-- START OF Dataset content --
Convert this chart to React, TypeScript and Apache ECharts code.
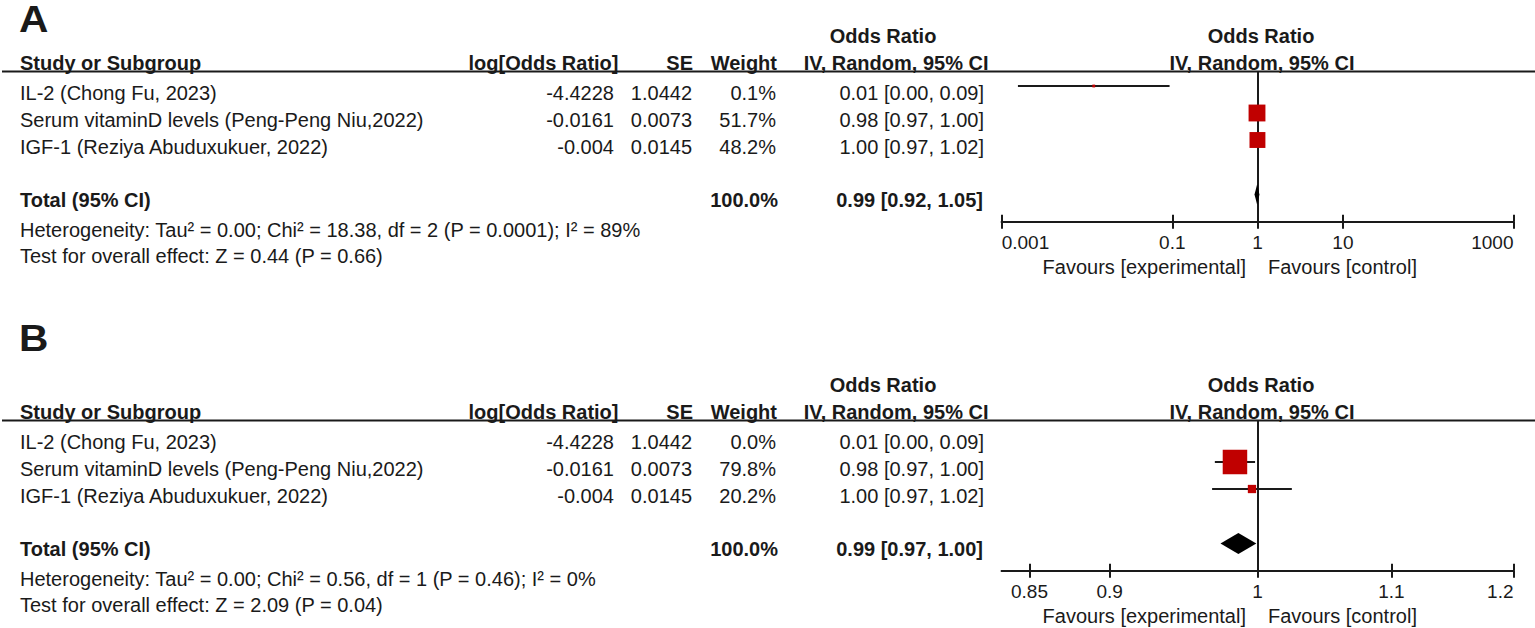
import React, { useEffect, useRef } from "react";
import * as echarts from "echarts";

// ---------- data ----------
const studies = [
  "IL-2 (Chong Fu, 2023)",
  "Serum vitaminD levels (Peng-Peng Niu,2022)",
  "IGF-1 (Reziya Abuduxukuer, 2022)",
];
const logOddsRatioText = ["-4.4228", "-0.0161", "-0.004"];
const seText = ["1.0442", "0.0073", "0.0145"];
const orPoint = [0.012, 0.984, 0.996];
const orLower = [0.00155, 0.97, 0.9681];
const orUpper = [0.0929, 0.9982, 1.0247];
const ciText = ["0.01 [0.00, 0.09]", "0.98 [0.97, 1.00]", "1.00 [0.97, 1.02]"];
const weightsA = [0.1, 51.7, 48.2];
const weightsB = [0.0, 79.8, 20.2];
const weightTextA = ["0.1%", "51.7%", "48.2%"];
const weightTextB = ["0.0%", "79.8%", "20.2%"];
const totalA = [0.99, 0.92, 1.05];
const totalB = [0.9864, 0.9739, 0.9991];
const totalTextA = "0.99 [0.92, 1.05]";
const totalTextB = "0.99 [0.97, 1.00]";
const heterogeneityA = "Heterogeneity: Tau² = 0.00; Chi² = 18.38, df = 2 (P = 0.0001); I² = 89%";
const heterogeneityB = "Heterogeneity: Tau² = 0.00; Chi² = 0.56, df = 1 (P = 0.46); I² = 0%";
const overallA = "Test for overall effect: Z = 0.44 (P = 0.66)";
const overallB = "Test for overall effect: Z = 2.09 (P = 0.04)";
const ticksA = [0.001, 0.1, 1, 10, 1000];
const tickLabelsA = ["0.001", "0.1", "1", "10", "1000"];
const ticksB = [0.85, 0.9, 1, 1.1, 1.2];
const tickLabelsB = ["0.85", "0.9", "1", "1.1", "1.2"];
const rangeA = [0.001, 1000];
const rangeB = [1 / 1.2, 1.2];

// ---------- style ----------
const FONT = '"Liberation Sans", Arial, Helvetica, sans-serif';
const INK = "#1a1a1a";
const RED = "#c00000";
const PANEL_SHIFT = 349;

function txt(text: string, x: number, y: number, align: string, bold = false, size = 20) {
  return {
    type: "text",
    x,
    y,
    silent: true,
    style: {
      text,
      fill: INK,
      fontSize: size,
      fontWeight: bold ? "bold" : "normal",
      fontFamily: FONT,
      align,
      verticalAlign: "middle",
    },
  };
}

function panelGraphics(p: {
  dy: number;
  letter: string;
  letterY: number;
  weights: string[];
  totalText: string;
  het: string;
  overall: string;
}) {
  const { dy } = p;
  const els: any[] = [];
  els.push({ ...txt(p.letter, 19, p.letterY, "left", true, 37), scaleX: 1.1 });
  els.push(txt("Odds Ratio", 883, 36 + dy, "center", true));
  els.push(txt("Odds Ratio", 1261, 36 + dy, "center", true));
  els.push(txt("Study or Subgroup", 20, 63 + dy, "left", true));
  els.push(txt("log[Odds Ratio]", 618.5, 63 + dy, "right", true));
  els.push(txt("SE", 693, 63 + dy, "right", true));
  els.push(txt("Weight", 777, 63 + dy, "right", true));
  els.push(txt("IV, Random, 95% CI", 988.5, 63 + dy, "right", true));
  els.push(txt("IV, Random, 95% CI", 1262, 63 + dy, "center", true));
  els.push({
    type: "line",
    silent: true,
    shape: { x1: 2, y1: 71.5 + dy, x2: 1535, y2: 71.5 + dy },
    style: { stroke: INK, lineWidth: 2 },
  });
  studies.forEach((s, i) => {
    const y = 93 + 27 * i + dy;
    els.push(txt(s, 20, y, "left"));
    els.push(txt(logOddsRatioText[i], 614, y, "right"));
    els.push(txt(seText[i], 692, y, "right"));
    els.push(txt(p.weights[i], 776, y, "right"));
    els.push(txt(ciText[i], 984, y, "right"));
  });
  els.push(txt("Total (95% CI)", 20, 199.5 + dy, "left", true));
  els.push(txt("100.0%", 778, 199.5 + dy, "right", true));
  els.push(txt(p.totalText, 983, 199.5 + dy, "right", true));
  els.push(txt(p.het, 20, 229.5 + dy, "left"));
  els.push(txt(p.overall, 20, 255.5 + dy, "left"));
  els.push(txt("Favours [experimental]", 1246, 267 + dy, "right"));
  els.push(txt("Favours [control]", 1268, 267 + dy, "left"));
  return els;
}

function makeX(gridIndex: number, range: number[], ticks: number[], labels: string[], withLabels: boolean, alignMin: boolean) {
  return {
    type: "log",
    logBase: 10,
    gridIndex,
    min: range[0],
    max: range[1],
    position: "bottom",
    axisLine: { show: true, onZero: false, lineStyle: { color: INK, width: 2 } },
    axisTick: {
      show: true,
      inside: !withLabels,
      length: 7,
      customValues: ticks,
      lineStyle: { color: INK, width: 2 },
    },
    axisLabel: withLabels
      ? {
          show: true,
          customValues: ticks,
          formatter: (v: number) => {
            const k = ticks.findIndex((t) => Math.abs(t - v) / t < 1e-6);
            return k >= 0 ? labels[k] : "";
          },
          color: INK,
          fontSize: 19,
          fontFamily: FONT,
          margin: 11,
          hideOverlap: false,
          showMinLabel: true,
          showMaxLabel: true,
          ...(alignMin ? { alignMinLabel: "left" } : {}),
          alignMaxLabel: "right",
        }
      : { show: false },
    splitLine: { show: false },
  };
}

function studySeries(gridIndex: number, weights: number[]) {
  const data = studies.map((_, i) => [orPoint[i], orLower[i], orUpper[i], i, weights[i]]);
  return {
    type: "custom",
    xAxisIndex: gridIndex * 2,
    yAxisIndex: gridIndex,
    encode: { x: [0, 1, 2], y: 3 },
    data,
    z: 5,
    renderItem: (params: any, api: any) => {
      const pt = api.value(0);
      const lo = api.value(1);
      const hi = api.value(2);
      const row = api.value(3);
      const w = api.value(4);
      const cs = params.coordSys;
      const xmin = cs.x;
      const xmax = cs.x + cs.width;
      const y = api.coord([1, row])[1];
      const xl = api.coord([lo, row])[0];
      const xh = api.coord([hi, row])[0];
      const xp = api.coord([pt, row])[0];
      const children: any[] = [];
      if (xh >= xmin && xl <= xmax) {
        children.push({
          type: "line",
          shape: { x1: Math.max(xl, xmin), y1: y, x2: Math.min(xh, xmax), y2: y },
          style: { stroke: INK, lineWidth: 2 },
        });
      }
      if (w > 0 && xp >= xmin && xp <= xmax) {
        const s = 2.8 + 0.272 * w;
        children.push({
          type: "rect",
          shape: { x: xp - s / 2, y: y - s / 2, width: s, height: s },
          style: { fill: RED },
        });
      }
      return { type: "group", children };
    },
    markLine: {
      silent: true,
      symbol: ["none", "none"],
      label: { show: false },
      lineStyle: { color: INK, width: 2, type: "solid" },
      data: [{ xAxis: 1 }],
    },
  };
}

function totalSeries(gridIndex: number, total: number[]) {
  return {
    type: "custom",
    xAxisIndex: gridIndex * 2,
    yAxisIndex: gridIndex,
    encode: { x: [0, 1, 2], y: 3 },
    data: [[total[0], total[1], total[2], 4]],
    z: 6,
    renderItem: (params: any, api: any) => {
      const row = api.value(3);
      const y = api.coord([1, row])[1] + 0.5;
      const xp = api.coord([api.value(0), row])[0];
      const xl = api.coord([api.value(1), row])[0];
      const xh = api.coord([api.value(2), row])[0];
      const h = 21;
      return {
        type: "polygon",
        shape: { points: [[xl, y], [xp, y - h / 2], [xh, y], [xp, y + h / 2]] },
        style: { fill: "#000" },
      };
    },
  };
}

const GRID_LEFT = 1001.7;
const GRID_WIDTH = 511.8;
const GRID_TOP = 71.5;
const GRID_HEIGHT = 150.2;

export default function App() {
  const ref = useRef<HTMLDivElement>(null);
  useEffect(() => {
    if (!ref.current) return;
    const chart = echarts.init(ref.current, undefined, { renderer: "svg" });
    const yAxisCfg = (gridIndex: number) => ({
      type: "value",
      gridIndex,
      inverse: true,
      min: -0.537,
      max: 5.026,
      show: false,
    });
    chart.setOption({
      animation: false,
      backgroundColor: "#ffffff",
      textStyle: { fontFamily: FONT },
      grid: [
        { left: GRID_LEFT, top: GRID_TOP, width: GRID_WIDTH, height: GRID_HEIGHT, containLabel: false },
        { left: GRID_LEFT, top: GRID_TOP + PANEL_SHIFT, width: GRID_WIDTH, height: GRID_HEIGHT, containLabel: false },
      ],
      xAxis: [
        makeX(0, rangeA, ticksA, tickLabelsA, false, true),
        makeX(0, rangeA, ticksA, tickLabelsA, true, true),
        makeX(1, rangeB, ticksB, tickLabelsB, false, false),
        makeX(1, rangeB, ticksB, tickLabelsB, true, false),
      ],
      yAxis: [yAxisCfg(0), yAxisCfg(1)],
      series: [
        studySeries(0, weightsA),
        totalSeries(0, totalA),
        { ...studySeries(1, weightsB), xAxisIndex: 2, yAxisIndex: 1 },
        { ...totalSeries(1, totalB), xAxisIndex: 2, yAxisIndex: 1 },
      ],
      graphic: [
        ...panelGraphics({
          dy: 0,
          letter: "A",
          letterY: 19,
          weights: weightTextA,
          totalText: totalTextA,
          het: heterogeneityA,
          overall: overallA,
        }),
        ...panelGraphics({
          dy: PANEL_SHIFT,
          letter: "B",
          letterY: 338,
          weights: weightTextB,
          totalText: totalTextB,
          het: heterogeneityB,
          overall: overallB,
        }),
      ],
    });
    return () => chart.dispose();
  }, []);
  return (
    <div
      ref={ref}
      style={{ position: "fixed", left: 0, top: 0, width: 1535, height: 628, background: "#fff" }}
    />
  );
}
-- END OF Dataset content --
- Exercise
Pull out the lines above in which the word "React" appears.

- Task answer
Convert this chart to React, TypeScript and Apache ECharts code.
import React, { useEffect, useRef } from "react";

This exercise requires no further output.